Not only can new missionaries start churches, so can new believers
– and it is essential that they do if a church-planting movement is to
happen, International Mission Board Associate Vice President David Garrison
points out.
“God has given new believers everything they need to make
a church,” he says.
A church-planting movement must quickly become indigenous,
but that does not mean Southern Baptists cannot contribute. For instance, they
can introduce the gospel to a new people group, leaders say.
Garrison says he never has seen a church-planting movement
without two elements – massive prayer and massive seed sowing.
Prayer is “the beginning for everything, the glue that
holds everything together, the blood that flows through us,” he says.
Missionary teams are urged to assemble prayer-support networks,
and Southern Baptists are urged to participate in prayerwalks and to become
prayer advocates for specific people groups, population segments and cities.
Garrison says massive seed sowing answers the key question
– “How many of my people will hear the gospel today?”
That is where Southern Baptist missionaries become most creative.
They tell the stories of the Bible to people who cannot read
them. They use volunteers to pass out thousands of “Jesus” films,
Scripture portions and tracts to tourists returning home to restricted-access
countries.
Southern Baptist personnel also partner with local believers,
helping them secure resources for their own seed sowing and introducing ideas
the locals might use to reach their own people.
What they cannot do – without harming a church-planting
movement – is take charge, create dependence or introduce extra-biblical
requirements, such as American-style church buildings.

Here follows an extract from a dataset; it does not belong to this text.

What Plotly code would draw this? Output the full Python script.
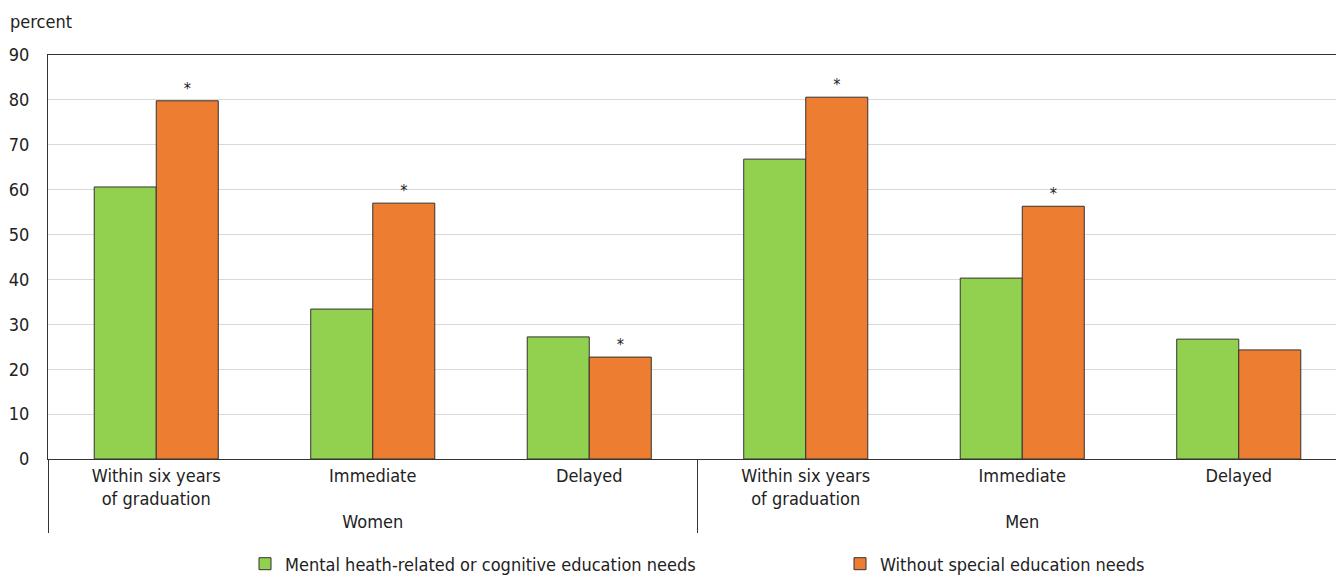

Garrison has written a basic book as a guide, Entitled, “Church
Planting Movements.” it is in demand by Southern Baptists and other evangelicals
around the world, who have requested permission to reprint it in 27 languages.
Why such a stir?
One strategy coordinator put it this way – “You have
heard that time is money, but I say to you, time is souls.”
Consider the 1.2 billion people in people groups with little
or no access to the gospel.
Consider the many non-Christians among other peoples.
Missionaries alone, starting and nurturing individual churches
to maturity, simply will not get the job done.
Indeed, the task looks impossible.
It is only impossible without God and the church-planting movements
he is blessing, that is.
Those who have been involved in such movements are quick to
say, with a bit of awe, that what they are seeing is the result of the Holy
Spirit at work.
A strategy coordinator in China says he has seen Gods
spirit working among house-church networks that have doubled in size each of
the last two years.
Those networks are led by Christians whose faith and leadership
skills were forged in the persecution of the Cultural Revolution, people who
exhibit a passion for God and for planting churches.
“For them its a 24-hour-a-day, seven-days-a-week
ministry,” he says.
Sometimes, God uses training by Southern Baptist workers to
awaken that passion.
For instance, in another region of China, a pastor said he
had been a Christian for 20 years without knowing that he should be starting
other churches – until an International Mission Board strategy coordinator
taught him that it brings great joy to win someone to Christ, greater joy to
start a church and the greatest joy to teach someone else to start a church.
“In the last four months, Ive started 12 new churches,”
the Chinese believer says.
“You know what my vision is?” he adds. “My hope is that every
member of my church will start a church.”